_Written problem:_
Reproduce precisely the lines of the listing below, starting with the line that contains "Recreate this image" and stopping after the line that contains "(0,0) rectangle (728,400);"; include nothing else.

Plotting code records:
+ + + + + + +

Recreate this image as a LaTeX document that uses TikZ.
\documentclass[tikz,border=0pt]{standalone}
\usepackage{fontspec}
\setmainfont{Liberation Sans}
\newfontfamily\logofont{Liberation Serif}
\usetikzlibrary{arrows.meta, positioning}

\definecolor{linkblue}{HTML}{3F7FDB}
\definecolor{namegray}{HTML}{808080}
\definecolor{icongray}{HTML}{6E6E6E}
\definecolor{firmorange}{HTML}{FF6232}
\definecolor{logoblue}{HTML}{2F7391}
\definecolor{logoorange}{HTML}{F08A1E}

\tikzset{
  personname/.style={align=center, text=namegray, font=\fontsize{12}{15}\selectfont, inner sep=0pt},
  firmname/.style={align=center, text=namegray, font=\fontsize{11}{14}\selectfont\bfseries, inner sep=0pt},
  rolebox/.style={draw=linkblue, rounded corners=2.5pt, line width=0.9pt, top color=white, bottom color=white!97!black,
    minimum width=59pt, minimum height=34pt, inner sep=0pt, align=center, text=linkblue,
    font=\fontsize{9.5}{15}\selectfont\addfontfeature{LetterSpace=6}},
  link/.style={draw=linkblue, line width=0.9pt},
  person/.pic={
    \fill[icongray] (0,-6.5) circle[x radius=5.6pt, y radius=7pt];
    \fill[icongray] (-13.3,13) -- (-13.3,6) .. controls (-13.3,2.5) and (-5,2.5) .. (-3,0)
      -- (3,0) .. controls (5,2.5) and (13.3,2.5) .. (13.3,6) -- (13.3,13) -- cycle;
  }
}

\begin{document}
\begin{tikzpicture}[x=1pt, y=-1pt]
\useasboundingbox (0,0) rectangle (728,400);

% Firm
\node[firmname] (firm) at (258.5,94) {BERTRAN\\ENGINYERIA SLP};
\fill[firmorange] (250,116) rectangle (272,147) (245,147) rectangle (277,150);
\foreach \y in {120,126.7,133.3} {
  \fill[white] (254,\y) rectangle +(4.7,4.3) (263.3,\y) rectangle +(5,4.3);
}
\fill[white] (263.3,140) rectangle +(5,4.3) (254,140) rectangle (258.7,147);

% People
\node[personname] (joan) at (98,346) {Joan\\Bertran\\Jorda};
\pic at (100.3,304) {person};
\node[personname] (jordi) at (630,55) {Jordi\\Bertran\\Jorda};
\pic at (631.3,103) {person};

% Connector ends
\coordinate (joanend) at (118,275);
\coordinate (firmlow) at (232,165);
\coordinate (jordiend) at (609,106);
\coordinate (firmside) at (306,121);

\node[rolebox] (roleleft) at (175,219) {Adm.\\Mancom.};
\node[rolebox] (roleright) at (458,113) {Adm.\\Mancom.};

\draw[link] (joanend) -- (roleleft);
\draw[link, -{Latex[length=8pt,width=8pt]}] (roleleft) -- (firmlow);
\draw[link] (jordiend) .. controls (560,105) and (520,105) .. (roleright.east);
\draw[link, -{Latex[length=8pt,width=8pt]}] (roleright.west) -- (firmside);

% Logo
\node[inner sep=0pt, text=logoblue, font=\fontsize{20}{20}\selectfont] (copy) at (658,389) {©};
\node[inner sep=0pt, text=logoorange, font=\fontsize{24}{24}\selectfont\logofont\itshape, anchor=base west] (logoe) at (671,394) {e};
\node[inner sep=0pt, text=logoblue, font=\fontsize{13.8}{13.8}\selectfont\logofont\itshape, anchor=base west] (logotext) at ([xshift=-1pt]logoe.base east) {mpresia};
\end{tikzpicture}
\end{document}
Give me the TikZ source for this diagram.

+ + + + + + +

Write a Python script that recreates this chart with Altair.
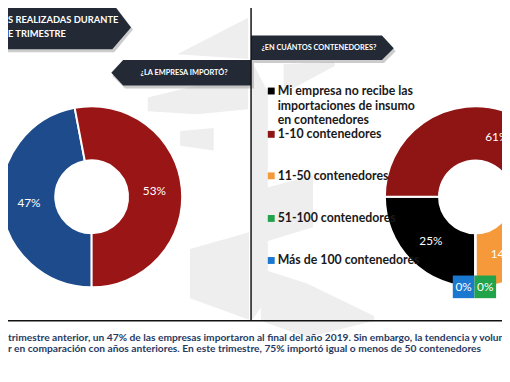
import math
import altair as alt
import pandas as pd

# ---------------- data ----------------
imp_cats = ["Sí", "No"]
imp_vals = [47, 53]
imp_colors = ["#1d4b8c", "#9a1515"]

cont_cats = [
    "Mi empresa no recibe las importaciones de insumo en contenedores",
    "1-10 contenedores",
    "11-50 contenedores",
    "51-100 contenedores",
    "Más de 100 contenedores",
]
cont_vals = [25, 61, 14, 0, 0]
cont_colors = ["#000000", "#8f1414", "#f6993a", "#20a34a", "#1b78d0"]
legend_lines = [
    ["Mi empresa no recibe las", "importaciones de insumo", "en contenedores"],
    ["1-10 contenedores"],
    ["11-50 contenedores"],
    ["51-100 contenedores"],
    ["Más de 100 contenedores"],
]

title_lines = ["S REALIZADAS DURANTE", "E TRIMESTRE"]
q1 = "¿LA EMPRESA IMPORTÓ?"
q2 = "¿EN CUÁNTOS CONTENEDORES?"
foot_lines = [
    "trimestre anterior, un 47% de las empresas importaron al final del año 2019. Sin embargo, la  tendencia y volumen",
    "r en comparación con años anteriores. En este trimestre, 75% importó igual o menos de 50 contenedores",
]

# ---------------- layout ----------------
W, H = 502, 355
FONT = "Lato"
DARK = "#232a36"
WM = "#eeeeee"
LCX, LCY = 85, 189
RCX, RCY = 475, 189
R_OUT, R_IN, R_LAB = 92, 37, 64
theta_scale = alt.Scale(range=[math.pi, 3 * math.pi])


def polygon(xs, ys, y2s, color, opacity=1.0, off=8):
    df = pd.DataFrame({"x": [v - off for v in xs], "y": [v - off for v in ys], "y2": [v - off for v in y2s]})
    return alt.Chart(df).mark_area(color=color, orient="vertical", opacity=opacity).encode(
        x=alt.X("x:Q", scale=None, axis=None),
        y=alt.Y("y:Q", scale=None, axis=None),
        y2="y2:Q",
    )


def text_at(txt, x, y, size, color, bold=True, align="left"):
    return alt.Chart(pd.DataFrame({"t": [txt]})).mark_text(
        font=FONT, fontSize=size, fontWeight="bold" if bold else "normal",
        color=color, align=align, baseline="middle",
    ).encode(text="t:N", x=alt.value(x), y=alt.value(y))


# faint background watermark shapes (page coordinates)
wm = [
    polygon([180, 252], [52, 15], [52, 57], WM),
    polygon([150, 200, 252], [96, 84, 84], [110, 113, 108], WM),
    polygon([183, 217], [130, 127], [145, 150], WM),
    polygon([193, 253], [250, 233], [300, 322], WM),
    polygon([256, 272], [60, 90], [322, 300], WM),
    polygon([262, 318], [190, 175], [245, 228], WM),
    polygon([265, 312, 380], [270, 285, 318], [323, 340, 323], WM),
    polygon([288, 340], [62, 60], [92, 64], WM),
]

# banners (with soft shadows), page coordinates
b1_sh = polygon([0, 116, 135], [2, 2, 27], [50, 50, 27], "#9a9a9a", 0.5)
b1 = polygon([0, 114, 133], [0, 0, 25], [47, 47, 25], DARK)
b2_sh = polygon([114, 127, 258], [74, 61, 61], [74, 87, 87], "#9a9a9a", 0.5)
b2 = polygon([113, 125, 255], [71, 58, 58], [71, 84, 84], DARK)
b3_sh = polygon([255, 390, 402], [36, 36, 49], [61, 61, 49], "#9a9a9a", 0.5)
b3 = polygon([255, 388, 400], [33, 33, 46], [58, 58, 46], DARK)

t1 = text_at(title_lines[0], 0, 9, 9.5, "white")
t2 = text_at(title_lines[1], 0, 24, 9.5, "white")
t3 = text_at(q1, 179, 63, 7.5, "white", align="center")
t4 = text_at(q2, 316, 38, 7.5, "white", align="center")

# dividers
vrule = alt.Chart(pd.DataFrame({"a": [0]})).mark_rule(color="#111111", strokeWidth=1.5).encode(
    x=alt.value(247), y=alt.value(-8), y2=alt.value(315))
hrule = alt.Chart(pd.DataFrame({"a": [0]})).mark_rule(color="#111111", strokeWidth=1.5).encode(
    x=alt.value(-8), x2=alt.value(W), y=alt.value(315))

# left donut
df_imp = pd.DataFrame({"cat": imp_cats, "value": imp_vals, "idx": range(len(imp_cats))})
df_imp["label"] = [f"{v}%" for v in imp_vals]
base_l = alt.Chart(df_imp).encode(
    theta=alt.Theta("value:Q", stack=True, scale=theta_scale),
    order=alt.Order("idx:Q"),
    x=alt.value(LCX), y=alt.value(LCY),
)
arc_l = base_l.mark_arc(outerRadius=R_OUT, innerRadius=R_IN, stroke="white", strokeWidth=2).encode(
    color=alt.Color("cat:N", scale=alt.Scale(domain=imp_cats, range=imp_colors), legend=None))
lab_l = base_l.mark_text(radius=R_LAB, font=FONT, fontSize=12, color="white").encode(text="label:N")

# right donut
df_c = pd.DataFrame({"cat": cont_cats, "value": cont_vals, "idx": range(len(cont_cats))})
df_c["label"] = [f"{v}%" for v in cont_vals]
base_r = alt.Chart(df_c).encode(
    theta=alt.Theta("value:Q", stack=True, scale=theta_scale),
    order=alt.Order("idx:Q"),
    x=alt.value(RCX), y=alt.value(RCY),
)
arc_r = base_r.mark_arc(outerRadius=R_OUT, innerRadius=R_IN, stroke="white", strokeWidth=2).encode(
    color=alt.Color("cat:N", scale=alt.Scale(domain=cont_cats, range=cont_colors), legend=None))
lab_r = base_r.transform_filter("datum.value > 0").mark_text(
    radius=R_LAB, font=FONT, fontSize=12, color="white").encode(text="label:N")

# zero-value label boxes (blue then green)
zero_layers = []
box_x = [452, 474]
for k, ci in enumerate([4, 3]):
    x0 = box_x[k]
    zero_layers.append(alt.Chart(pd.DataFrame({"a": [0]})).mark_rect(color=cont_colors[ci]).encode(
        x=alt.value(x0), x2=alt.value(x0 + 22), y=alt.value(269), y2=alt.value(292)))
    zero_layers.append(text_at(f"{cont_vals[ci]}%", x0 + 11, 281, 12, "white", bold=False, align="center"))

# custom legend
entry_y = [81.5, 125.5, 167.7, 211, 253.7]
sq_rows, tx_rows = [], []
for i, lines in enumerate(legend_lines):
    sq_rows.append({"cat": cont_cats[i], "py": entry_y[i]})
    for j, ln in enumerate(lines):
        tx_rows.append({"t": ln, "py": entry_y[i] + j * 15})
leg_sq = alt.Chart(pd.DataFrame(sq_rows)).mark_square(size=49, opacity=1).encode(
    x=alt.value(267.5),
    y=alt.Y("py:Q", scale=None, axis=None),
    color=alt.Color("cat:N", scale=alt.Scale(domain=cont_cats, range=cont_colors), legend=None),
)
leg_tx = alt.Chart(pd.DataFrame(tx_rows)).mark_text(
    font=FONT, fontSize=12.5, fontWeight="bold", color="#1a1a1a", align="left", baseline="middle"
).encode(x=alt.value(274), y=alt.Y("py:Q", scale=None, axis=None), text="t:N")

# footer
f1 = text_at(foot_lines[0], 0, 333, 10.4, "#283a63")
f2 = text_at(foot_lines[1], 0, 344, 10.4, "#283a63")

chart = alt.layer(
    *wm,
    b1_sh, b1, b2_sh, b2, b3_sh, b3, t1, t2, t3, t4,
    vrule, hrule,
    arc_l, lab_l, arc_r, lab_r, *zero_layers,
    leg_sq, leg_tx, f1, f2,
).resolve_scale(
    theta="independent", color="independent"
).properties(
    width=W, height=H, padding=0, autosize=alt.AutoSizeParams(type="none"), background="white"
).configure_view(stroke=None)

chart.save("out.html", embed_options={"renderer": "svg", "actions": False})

+ + + + + + +

_Exercise output:_
Recreate this image as a LaTeX document that uses TikZ.
\documentclass[tikz,border=0pt]{standalone}
\usepackage{fontspec}
\setmainfont{Liberation Sans}
\newfontfamily\logofont{Liberation Serif}
\usetikzlibrary{arrows.meta, positioning}

\definecolor{linkblue}{HTML}{3F7FDB}
\definecolor{namegray}{HTML}{808080}
\definecolor{icongray}{HTML}{6E6E6E}
\definecolor{firmorange}{HTML}{FF6232}
\definecolor{logoblue}{HTML}{2F7391}
\definecolor{logoorange}{HTML}{F08A1E}

\tikzset{
  personname/.style={align=center, text=namegray, font=\fontsize{12}{15}\selectfont, inner sep=0pt},
  firmname/.style={align=center, text=namegray, font=\fontsize{11}{14}\selectfont\bfseries, inner sep=0pt},
  rolebox/.style={draw=linkblue, rounded corners=2.5pt, line width=0.9pt, top color=white, bottom color=white!97!black,
    minimum width=59pt, minimum height=34pt, inner sep=0pt, align=center, text=linkblue,
    font=\fontsize{9.5}{15}\selectfont\addfontfeature{LetterSpace=6}},
  link/.style={draw=linkblue, line width=0.9pt},
  person/.pic={
    \fill[icongray] (0,-6.5) circle[x radius=5.6pt, y radius=7pt];
    \fill[icongray] (-13.3,13) -- (-13.3,6) .. controls (-13.3,2.5) and (-5,2.5) .. (-3,0)
      -- (3,0) .. controls (5,2.5) and (13.3,2.5) .. (13.3,6) -- (13.3,13) -- cycle;
  }
}

\begin{document}
\begin{tikzpicture}[x=1pt, y=-1pt]
\useasboundingbox (0,0) rectangle (728,400);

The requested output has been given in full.